Azar da namorada do soldado, que como sempre periga morgar sozinha - e olha que em O Vidente Cage tem que escolher entre os terroristas e a Jessica Biel!
Falando em Biel, o grande problema do filme é a "obrigação" de contar uma história enquanto vende seus devaneios de batalha. E daí saltam aos olhos os personagens coadjuvantes mal-escritos, os diálogos românticos constrangedores, as crateras na continuidade... Só ficou faltando a cena da bomba-relógio em que Cage corta o filme vermelho no futuro, o mundo explode, e então ele se decide pelo azul no presente - como foram desperdiçar uma sacada dessas?
No fundo, o roteiro que Tamahori põe na tela só se interessa mesmo em brincar de utopia da guerra sem baixas.
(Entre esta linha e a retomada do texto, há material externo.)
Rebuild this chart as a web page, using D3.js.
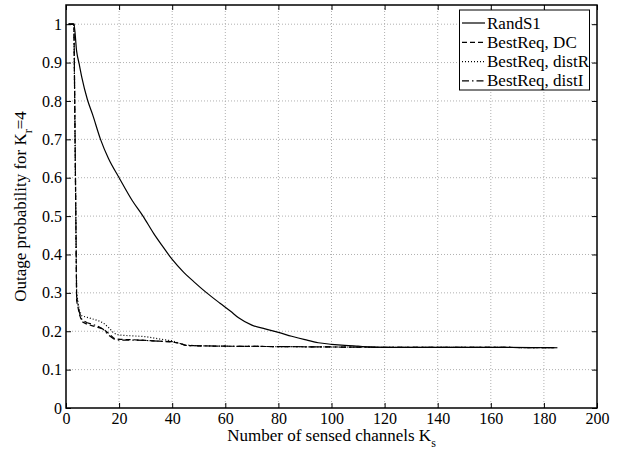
<!DOCTYPE html>
<html><head><meta charset="utf-8">
<script src="https://cdn.jsdelivr.net/npm/d3@7"></script>
<style>body{margin:0;background:#fff}svg{display:block}</style>
</head><body>
<svg id="c" width="622" height="450"></svg>
<script>
// ---- data ----
const xTicks = [0,20,40,60,80,100,120,140,160,180,200];
const yTicks = [0,0.1,0.2,0.3,0.4,0.5,0.6,0.7,0.8,0.9,1];
const yTickLabels = ["0","0.1","0.2","0.3","0.4","0.5","0.6","0.7","0.8","0.9","1"];
const seriesNames = ["RandS1","BestReq, DC","BestReq, distR","BestReq, distI"];

const randS1K = [1,2,3,4,5,6,8,10,13,16,20,25,29,33,36,40,44,48,53,58,62,65,70,75,80,85,90,95,100,105,110,115,120,140,160,185];
const randS1P = [1,1,1,0.93,0.895,0.86,0.805,0.765,0.70,0.65,0.60,0.54,0.50,0.455,0.425,0.387,0.356,0.33,0.30,0.273,0.252,0.235,0.216,0.206,0.197,0.187,0.178,0.170,0.166,0.163,0.161,0.159,0.158,0.158,0.158,0.157];

const bestK = [1,2,3,4,5,6,8,10,12,14,16,18,20,25,30,35,40,43,45,50,60,80,100,120,140,160,185];
const dcP    = [1,1,1,0.28,0.245,0.225,0.218,0.214,0.210,0.206,0.195,0.182,0.179,0.178,0.176,0.174,0.172,0.168,0.163,0.162,0.161,0.160,0.159,0.158,0.158,0.158,0.157];
const distRP = [1,1,1,0.30,0.255,0.240,0.236,0.232,0.228,0.222,0.210,0.195,0.190,0.188,0.186,0.180,0.175,0.168,0.164,0.162,0.161,0.160,0.159,0.158,0.158,0.158,0.157];
const distIP = [1,1,1,0.29,0.250,0.230,0.222,0.218,0.213,0.205,0.190,0.180,0.177,0.177,0.176,0.174,0.173,0.168,0.163,0.162,0.161,0.160,0.159,0.158,0.158,0.158,0.157];

// ---- layout ----
const L = 66, R = 597, T = 5, B = 408;
const font = "Liberation Serif, Times New Roman, serif";
const svg = d3.select("#c");
const x = d3.scaleLinear().domain([0,200]).range([L,R]);
const y = d3.scaleLinear().domain([0,1.05]).range([B,T]);

// grid
const g = svg.append("g");
g.selectAll(".gx").data(xTicks.slice(1,-1)).enter().append("line")
  .attr("x1",d=>x(d)).attr("x2",d=>x(d)).attr("y1",T).attr("y2",B)
  .attr("stroke","#b0b0b0").attr("stroke-width",1).attr("stroke-dasharray","1,2");
g.selectAll(".gy").data(yTicks.slice(1)).enter().append("line")
  .attr("y1",d=>y(d)).attr("y2",d=>y(d)).attr("x1",L).attr("x2",R)
  .attr("stroke","#b0b0b0").attr("stroke-width",1).attr("stroke-dasharray","1,2");

// axes with inward ticks
const tl = 5;
svg.append("g").attr("transform",`translate(0,${B})`)
  .call(d3.axisBottom(x).tickValues(xTicks).tickSize(-tl).tickPadding(5))
  .call(a=>{a.select(".domain").remove();});
svg.append("g").attr("transform",`translate(0,${T})`)
  .call(d3.axisTop(x).tickValues(xTicks).tickSize(-tl).tickFormat(""))
  .call(a=>{a.select(".domain").remove();});
svg.append("g").attr("transform",`translate(${L},0)`)
  .call(d3.axisLeft(y).tickValues(yTicks).tickSize(-tl).tickPadding(4).tickFormat((d,i)=>yTickLabels[i]))
  .call(a=>{a.select(".domain").remove();});
svg.append("g").attr("transform",`translate(${R},0)`)
  .call(d3.axisRight(y).tickValues(yTicks).tickSize(-tl).tickFormat(""))
  .call(a=>{a.select(".domain").remove();});
svg.selectAll(".tick text").attr("font-family",font).attr("font-size",16).attr("fill","#000");
svg.selectAll(".tick line").attr("stroke","#000");

// series
const line = d3.line().x(d=>x(d[0])).y(d=>y(d[1]));
const series = [
  {k:randS1K, p:randS1P, dash:null, curve:d3.curveMonotoneX},
  {k:bestK, p:dcP, dash:"5,3", curve:d3.curveLinear},
  {k:bestK, p:distRP, dash:"1,2", curve:d3.curveLinear},
  {k:bestK, p:distIP, dash:"7,3,1.5,3", curve:d3.curveLinear}
];
series.forEach(s=>{
  svg.append("path").datum(s.k.map((k,i)=>[k,s.p[i]]))
    .attr("d",line.curve(s.curve)).attr("fill","none").attr("stroke","#000").attr("stroke-width",1.2)
    .attr("stroke-dasharray",s.dash);
});

// box
svg.append("rect").attr("x",L).attr("y",T).attr("width",R-L).attr("height",B-T)
  .attr("fill","none").attr("stroke","#000").attr("stroke-width",1.5);

// legend
const lg = svg.append("g");
lg.append("rect").attr("x",459.5).attr("y",10).attr("width",130).attr("height",80)
  .attr("fill","#fff").attr("stroke","#000").attr("stroke-width",1);
seriesNames.forEach((n,i)=>{
  const yy = 23 + i*19.3;
  lg.append("line").attr("x1",462).attr("x2",485).attr("y1",yy).attr("y2",yy)
    .attr("stroke","#000").attr("stroke-width",1.2).attr("stroke-dasharray",series[i].dash);
  lg.append("text").attr("x",487).attr("y",yy+5.5).text(n)
    .attr("font-family",font).attr("font-size",17);
});

// axis labels
const xl = svg.append("text").attr("x",(L+R)/2).attr("y",441).attr("text-anchor","middle")
  .attr("font-family",font).attr("font-size",17);
xl.append("tspan").text("Number of sensed channels K");
xl.append("tspan").attr("dy",6).attr("font-size",12).text("s");

const yl = svg.append("text").attr("transform",`translate(26,${(T+B)/2}) rotate(-90)`)
  .attr("text-anchor","middle").attr("font-family",font).attr("font-size",17);
yl.append("tspan").text("Outage probability for K");
yl.append("tspan").attr("dy",6).attr("font-size",12).text("r");
yl.append("tspan").attr("dy",-6).text("=4");
</script>
</body></html>
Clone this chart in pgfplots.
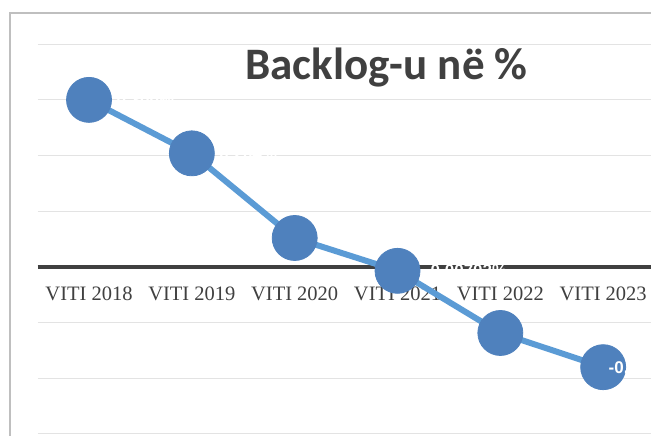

A cena em que Cage anda diante do pelotão, protegendo todos com suas antevisões, não por acaso é a mais dilatada temporalmente, a mais trabalhada do filme. E, nessa hora, a câmera sempre indecisa de Tamahori faz uma pausa decisiva para registrar o pobre combatente agradecendo ao vidente que anteviu uma detonação e acabou de salvar-lhe a vida: "Obrigado".